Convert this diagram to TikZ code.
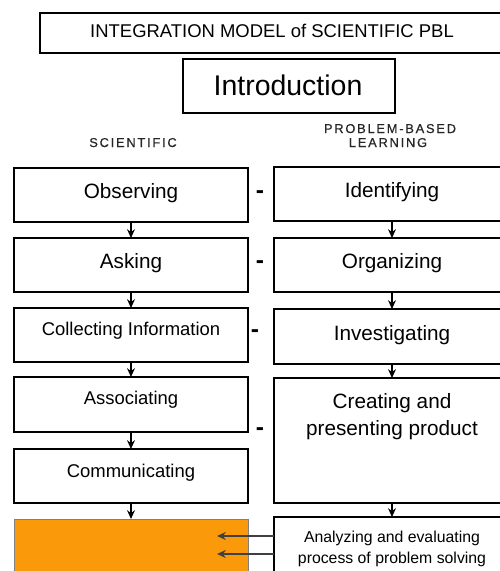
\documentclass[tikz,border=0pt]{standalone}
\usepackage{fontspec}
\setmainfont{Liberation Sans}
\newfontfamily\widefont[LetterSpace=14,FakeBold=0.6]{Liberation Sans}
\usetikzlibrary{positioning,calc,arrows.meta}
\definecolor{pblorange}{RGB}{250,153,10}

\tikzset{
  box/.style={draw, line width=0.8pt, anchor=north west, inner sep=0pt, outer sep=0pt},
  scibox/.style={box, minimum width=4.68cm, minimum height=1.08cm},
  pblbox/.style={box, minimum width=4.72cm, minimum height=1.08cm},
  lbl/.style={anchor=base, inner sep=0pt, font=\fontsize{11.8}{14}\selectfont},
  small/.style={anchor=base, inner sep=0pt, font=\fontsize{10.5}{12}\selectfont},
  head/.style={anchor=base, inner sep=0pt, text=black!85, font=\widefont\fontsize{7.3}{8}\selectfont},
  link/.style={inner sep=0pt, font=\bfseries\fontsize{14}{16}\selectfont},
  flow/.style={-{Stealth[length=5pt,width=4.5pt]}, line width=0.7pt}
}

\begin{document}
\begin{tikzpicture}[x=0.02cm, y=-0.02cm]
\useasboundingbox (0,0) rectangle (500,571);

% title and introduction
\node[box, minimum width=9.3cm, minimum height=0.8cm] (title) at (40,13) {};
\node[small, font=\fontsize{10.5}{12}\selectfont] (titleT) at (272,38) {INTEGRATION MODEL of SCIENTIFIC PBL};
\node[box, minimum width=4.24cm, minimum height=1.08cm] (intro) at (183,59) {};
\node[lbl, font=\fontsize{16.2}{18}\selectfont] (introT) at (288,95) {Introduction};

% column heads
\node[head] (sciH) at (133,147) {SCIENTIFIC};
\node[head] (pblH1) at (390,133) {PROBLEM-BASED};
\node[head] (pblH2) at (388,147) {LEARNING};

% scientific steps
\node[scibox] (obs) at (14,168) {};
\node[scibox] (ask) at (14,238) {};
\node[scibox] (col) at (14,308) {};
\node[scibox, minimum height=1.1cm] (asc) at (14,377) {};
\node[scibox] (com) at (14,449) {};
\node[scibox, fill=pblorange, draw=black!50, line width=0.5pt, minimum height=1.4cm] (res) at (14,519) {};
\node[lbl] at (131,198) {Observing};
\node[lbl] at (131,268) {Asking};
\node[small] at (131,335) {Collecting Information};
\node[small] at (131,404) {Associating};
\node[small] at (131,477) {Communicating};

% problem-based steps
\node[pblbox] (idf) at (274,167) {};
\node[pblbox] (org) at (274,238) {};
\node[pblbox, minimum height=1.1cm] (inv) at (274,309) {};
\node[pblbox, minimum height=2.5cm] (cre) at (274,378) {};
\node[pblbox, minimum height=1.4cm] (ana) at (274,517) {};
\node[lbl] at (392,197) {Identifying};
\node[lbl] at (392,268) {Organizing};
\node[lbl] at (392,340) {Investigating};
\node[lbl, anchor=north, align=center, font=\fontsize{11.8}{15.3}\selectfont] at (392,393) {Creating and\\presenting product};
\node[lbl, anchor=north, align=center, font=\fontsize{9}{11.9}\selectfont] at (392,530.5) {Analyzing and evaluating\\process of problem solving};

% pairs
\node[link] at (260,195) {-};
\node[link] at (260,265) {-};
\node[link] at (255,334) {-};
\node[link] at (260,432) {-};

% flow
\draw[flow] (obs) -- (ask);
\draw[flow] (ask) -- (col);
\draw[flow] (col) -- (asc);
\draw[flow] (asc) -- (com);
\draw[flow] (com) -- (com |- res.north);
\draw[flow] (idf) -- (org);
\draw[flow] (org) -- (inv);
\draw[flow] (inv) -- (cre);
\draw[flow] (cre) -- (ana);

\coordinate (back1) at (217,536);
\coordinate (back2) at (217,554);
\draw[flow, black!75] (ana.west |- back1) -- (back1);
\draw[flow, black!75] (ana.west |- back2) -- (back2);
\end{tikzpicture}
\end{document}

What you will do:
Write out, word for word, the lines from the start of the data through the one holding "(0,0) rectangle (500,571);". Omit pictures.

Worked answer:
Convert this diagram to TikZ code.
\documentclass[tikz,border=0pt]{standalone}
\usepackage{fontspec}
\setmainfont{Liberation Sans}
\newfontfamily\widefont[LetterSpace=14,FakeBold=0.6]{Liberation Sans}
\usetikzlibrary{positioning,calc,arrows.meta}
\definecolor{pblorange}{RGB}{250,153,10}

\tikzset{
  box/.style={draw, line width=0.8pt, anchor=north west, inner sep=0pt, outer sep=0pt},
  scibox/.style={box, minimum width=4.68cm, minimum height=1.08cm},
  pblbox/.style={box, minimum width=4.72cm, minimum height=1.08cm},
  lbl/.style={anchor=base, inner sep=0pt, font=\fontsize{11.8}{14}\selectfont},
  small/.style={anchor=base, inner sep=0pt, font=\fontsize{10.5}{12}\selectfont},
  head/.style={anchor=base, inner sep=0pt, text=black!85, font=\widefont\fontsize{7.3}{8}\selectfont},
  link/.style={inner sep=0pt, font=\bfseries\fontsize{14}{16}\selectfont},
  flow/.style={-{Stealth[length=5pt,width=4.5pt]}, line width=0.7pt}
}

\begin{document}
\begin{tikzpicture}[x=0.02cm, y=-0.02cm]
\useasboundingbox (0,0) rectangle (500,571);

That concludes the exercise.